Présenté en clôture des 26es Rendez-vous du cinéma québécois, Adagio pour un gars de bicycle de Pascale Ferland (L'arbre aux branches coupées) est un documentaire lumineux sur la vie d'un passionné de moto, de musique et de cinéma, René Bail. Pour Pascale Ferland, «au-delà d'une leçon de cinéma, René Bail nous livre une leçon d'humanité».

René Bail est un des «remarquables oubliés» du septième art québécois. Figure de proue 100% indépendante du cinéma direct, René Bail marque, avec Les désoeuvrés, en 1950, toute une génération émergente de réalisateurs: voilà pour le cinéma. Brûlé lors d'un accident de moto en 1972, René Bail se retire du monde, et tombe dans l'oubli: voilà pour l'humain.

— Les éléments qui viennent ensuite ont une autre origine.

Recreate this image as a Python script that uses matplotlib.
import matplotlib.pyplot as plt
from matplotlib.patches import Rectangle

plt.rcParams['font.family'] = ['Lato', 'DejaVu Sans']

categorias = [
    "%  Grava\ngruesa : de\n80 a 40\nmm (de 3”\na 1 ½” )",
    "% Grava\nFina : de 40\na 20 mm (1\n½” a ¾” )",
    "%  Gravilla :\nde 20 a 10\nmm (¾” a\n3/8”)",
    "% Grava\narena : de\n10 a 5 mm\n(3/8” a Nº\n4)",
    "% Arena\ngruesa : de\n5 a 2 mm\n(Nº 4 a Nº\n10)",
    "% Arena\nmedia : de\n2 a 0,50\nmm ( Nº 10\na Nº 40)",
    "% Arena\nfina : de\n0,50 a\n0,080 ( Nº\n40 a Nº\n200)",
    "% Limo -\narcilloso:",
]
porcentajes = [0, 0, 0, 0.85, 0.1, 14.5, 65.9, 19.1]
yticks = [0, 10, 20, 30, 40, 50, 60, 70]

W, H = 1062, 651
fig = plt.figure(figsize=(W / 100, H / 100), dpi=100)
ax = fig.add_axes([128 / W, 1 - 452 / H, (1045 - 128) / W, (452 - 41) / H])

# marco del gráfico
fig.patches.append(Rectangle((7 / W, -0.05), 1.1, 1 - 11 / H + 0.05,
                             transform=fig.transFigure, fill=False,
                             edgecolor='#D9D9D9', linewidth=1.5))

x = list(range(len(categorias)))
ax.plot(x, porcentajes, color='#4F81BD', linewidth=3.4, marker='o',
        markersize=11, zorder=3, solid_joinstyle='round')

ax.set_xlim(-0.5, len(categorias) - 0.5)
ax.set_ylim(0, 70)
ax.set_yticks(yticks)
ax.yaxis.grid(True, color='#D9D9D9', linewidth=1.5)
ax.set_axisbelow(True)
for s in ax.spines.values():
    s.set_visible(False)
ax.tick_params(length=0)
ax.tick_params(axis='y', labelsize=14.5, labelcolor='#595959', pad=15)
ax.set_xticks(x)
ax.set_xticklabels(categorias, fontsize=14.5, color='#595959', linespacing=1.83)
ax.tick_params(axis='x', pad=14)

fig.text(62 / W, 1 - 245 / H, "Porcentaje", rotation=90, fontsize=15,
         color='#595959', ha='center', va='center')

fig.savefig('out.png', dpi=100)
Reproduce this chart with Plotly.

En 1959, Claude Jutra montre aux «branchés de l'époque» le film qu'a réalisé, seul, sans appui institutionnel, sans école de cinéma, René Bail: un film sur Pinehill et le «vrai monde». C'est un choc pour les réalisateurs de l'époque, et aussi pour l'ONF qui tente, en vain, de l'embaucher comme caméraman.

«René avait une aura mythique. Il faisait du cinéma, mais il en était détaché. C'est un des mentors de Gilles Carle, Jean-Pierre Lefebvre, Jean-Claude Labrecque», raconte Pascale Ferland. L'homme délaisse le cinéma pour la motocyclette, et apparaît parfois, dans les films de ses amis, dans des rôles de motard.

Après son accident, en 1972, René Bail est occulté. C'est par Richard Brouillette que Pascale Ferland le rencontre. Atteint du cancer, René Bail s'éteint lentement. Richard Brouillette lui propose de finir Les désoeuvrés, un film commencé 50 ans plus tôt. «Ça l'a sauvé de la mort», croit Pascale Ferland. Et de l'oubli.

Pascale Ferland propose alors de filmer la fin du montage des Désoeuvrés, et surtout, les retrouvailles du cinéma québécois avec l'un de ses pères. René Bail se laisse convaincre, laisse la jeune femme l'approcher, mais n'en finit pas de lui dicter des règles de conduite.

«Il était insupportable, il n'arrêtait pas de me dire quoi faire. J'ai arrêté le film. Un an plus tard, il m'a rappelée et il m'a dit: je te donne carte blanche. On était en 2004. Je suivais alors le montage des Désoeuvrés. Quand le film est sorti, c'est là que j'ai attaqué un tournage plus intime avec lui», explique Pascale Ferland.

Le vrai visage de René Bail

Le documentaire montre les films qui ont inspiré René Bail, mais aussi ses courts métrages, et des extraits des Désoeuvrés. Mais la force d'Adagio pour un gars de bicycle tient surtout dans le rapport de confiance qui s'est instauré entre la jeune réalisatrice et le vieil homme.

Soutenir le regard d'un homme mutilé (René Bail a été complètement défiguré par son accident, et a été amputé d'une jambe à cause de son cancer) n'est pas exactement chose facile. Parce qu'elle le traite en égal, sans condescendance ni fausse pudeur, la réalisatrice permet au spectateur de rencontrer l'homme, René Bail.

«Moi, à l'écran, je le trouve beau. René transcende son corps, dit la réalisatrice. C'est un être humain, et son accident aurait pu m'arriver, aurait pu nous arriver. Cela nous amène à un niveau de réflexion qui va au-delà du physique. Dans un gros plan, on va chercher l'émotion. Et René, lui, il l'a. Il a des choses à dire, une passion à transmettre.»

Il faut le voir retomber en enfance en revoyant un film. Il faut le voir s'émouvoir de la musique, il faut le voir montrer à la caméra ses 80 versions du Sacre du printemps. Il faut le voir, aussi, sortir un peu de sa carapace, pester contre son accident, sans jamais renier son amour inconditionnel pour les motos.

René Bail est mort quelques jours après la fin du montage d'Adagio pour un gars de bicycle, rattrapé une fois encore par le cancer. Quelques mois avant sa mort, Pascale Ferland lui a demandé s'il avait déjà songé au suicide. La réponse est immédiate: «J'aime la vie», lui répondait, simplement, un homme pourtant malmené par l'existence.